Indian Iraq

(No, I'm not talking about mad cowboys)

I just read something interesting. During WWI, when the British finally got their act together and fired their incompetent generals, the Indian army operated the Mesopotamian campaign. By 1917, the territory of modern-day Iraq had been secured for the King-Emperor by his suitably colourful Doghra foot, Gurkha rifles and Punjabi lancers (does it show I'm an aficionado of the Raj?) the government in Delhi pondered whether the territory should not be subsumed under Anglo-indian control (a suggestion very quickly quashed by the Foreign Office, who wanted something to give their Arab allies). That would have meant:

- the ICS (Oxbridge graduates with at least three oriental lnguages) run the administration rather than Foreign Office old-boys in concert with dissolute Hashemite kith-and-kin

- the local currency is the Sterling-pegged Indian rupee

- unlimited immigration for Indians, including highly qualified graduates of the various civil-service colleges and a skilled engineering labour force for the oil fields

- No Hashemite 'encirclement' of Saudi-Arabia, hence no need for the king to escape from the British sphere through his deal with Aramco

- quite possibly something resembling common law and Westminster democracy in Baghdad

What do you think Iraq would look like today if it had been run by the Sirkar bandobast rather than the Hashemi clan? And could Saudi Arabia have remained a British client state into the 1950s, on the model of places like Oman or Yemen?
 

Leo Caesius

Banned
One complication that I might mention is the fact that the Iraqis of that time despised the Indian troops. The Hashemites gave the British Mandate some legitimacy (not much, but enough at the time). An Iraq ruled from Delhi might not have been a very stable place. Furthermore, immigrants from India would not have been warmly welcomed.
 
Leo Caesius said:
One complication that I might mention is the fact that the Iraqis of that time despised the Indian troops. The Hashemites gave the British Mandate some legitimacy (not much, but enough at the time). An Iraq ruled from Delhi might not have been a very stable place. Furthermore, immigrants from India would not have been warmly welcomed.
All quite true. In particular the bit abt. indian immigrants, and the indian troops lording over arab subjects :eek:
I would also expect that Aramco penetration in Saudi arabia would not be significantly affected by a British Iraq.
 
What I like about this one is that it is very different. also consider that while the Iraqis might not have liked it, if there had been a deliberate policy of moving hundreds of thousands of Indians into the country, within several years they would have at least been a sizable minority.
 
Well, if the grand schemes of the Khedives had worked, all of Palestine and most of Syria would have been Egyptian in the 1830s. I'm not sure if it could have saved Egypot from fiscal implosion and the subsequent hostile takeover by France and Britain, but the implications would be interesting in any case.

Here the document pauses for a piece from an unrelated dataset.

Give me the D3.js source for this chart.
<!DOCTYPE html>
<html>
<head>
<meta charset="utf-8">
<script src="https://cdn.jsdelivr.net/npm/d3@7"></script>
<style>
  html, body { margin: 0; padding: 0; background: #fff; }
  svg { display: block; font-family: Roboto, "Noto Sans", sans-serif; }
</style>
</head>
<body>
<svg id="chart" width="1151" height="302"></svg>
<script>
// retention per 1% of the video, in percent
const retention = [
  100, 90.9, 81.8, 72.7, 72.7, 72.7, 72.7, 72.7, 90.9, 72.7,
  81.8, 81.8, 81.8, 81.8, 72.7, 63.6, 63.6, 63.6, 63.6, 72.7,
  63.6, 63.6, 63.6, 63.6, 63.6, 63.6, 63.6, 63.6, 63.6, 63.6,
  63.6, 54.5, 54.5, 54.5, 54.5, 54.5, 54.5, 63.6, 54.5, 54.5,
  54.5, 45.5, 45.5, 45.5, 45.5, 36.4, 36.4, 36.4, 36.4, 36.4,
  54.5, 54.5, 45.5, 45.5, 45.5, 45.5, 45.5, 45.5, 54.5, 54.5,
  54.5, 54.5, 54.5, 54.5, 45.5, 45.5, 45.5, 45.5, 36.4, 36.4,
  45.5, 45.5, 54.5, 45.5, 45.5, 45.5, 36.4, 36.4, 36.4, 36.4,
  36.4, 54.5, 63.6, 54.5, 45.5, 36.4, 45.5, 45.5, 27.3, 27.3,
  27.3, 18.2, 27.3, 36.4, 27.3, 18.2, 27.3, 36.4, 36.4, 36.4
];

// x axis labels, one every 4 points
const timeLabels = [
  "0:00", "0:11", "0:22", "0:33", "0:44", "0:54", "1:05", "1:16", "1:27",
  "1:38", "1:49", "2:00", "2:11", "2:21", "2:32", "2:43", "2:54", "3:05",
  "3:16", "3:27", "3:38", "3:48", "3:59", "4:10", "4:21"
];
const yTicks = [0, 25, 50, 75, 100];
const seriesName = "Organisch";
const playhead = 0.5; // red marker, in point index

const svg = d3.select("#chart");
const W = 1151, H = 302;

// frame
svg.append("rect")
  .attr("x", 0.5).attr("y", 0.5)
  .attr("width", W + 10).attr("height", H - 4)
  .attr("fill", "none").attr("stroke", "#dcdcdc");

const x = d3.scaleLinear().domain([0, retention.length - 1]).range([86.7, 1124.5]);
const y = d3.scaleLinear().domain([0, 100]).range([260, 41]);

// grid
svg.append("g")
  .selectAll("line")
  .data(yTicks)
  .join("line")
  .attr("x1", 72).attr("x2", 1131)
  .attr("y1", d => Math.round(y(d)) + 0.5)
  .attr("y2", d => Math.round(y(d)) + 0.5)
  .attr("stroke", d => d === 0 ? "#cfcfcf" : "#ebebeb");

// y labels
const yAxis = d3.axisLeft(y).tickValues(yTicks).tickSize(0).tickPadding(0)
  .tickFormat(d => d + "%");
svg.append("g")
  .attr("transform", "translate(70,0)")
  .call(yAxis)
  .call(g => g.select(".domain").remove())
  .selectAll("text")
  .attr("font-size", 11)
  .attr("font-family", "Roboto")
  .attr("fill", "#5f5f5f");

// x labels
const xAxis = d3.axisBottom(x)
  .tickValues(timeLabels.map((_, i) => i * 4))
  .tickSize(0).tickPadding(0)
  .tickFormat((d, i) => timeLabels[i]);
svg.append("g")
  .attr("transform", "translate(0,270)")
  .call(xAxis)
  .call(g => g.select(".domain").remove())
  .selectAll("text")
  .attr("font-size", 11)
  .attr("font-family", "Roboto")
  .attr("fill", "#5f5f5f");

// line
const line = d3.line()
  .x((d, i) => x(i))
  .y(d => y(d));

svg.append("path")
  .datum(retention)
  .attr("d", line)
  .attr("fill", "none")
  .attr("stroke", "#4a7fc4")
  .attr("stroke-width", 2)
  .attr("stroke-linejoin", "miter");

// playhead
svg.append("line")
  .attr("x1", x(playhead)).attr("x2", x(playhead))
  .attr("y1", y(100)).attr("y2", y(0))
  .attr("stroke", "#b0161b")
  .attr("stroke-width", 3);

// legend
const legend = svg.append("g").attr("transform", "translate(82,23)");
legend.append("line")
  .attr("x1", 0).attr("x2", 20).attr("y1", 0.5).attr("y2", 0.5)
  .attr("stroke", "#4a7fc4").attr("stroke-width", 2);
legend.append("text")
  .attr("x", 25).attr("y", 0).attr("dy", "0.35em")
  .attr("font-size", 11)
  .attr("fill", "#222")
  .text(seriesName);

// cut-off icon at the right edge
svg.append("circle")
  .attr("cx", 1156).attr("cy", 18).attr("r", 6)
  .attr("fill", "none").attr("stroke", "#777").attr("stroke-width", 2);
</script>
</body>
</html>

- Britain is much more closely involved with the Zionist movement at an early stage (they run Jerusalem, after all)

- No Balfour declaration. No point in promising the Zionists something for the future that you could have delivered (or did deliver?) years ago

- Palestine would get a better infrastructure, too, if only because Thomas Cook would offer package trips.

- local Arabs might be a little less hostile to the Jewish settlers because a) settlement does not follow a military defeat, b) Britain does not blatantly break a promise made to its Arab allies and c) I doubt the British colonial administration would condone the kind of heavy-handed tactics employed by both sides if it wasn't so acutely conscious of its broken prmoise.

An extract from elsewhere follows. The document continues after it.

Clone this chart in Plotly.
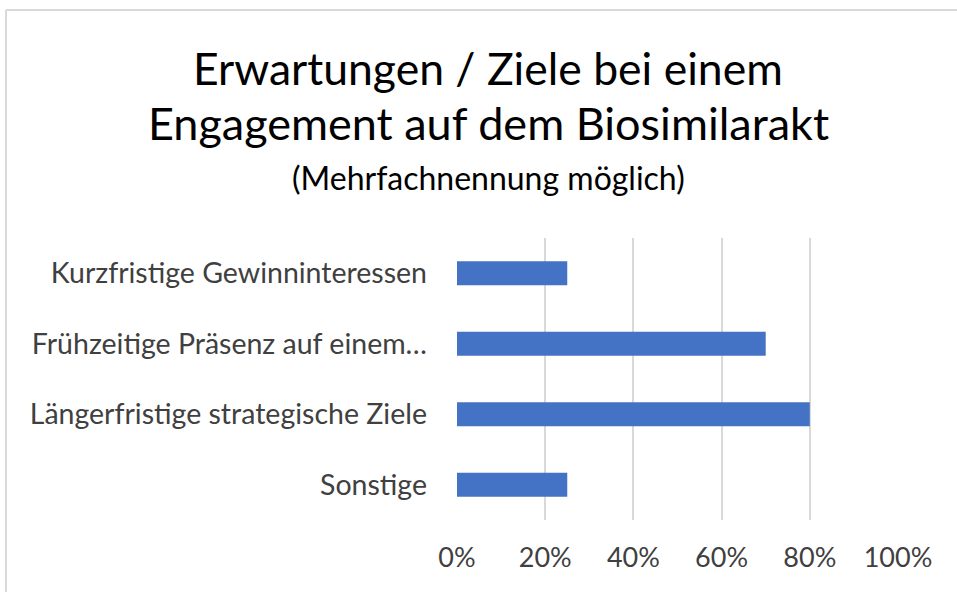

I also think there might be fewer Zionist settlers if Palestine was open from, say, 1886 onwards. It is always easier to passionately desire something you can't have than something you could get, but at a high cost... :)

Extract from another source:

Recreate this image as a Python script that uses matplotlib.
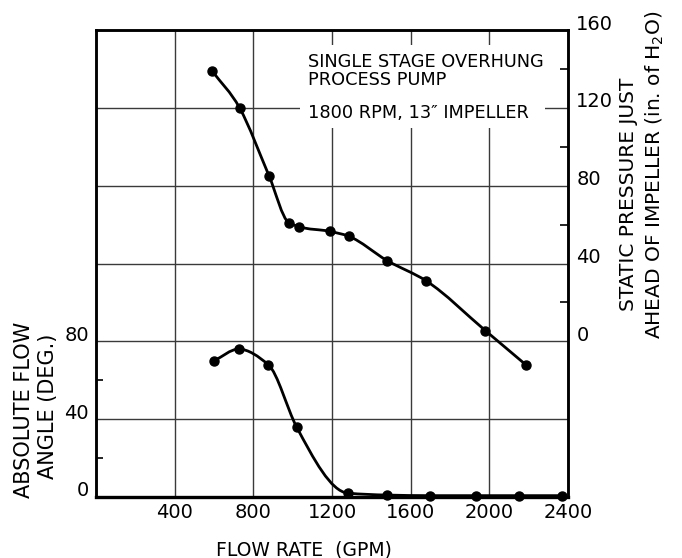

But back to Iraq: the locals hated the Indians. Would the Sirkar care? They used Sikh troops in Burma and Malaya, after all. What would the result be? Was anti-Indian sentiment strong enough to render the country ungovernable? After a few years, there would be tangible advantages to the locals, after all, not least the tremendous amount of investment capital sloshing around India after WWI.
Or could this backfire? Might modern irrigation, railways, oil drilling technology, trams and such all be viewed as 'Indian stuff' unworthy of a proper Arab? Could the Shia, Sunni and Kurds be welded into a nation by joint hatred of the Bengali babus?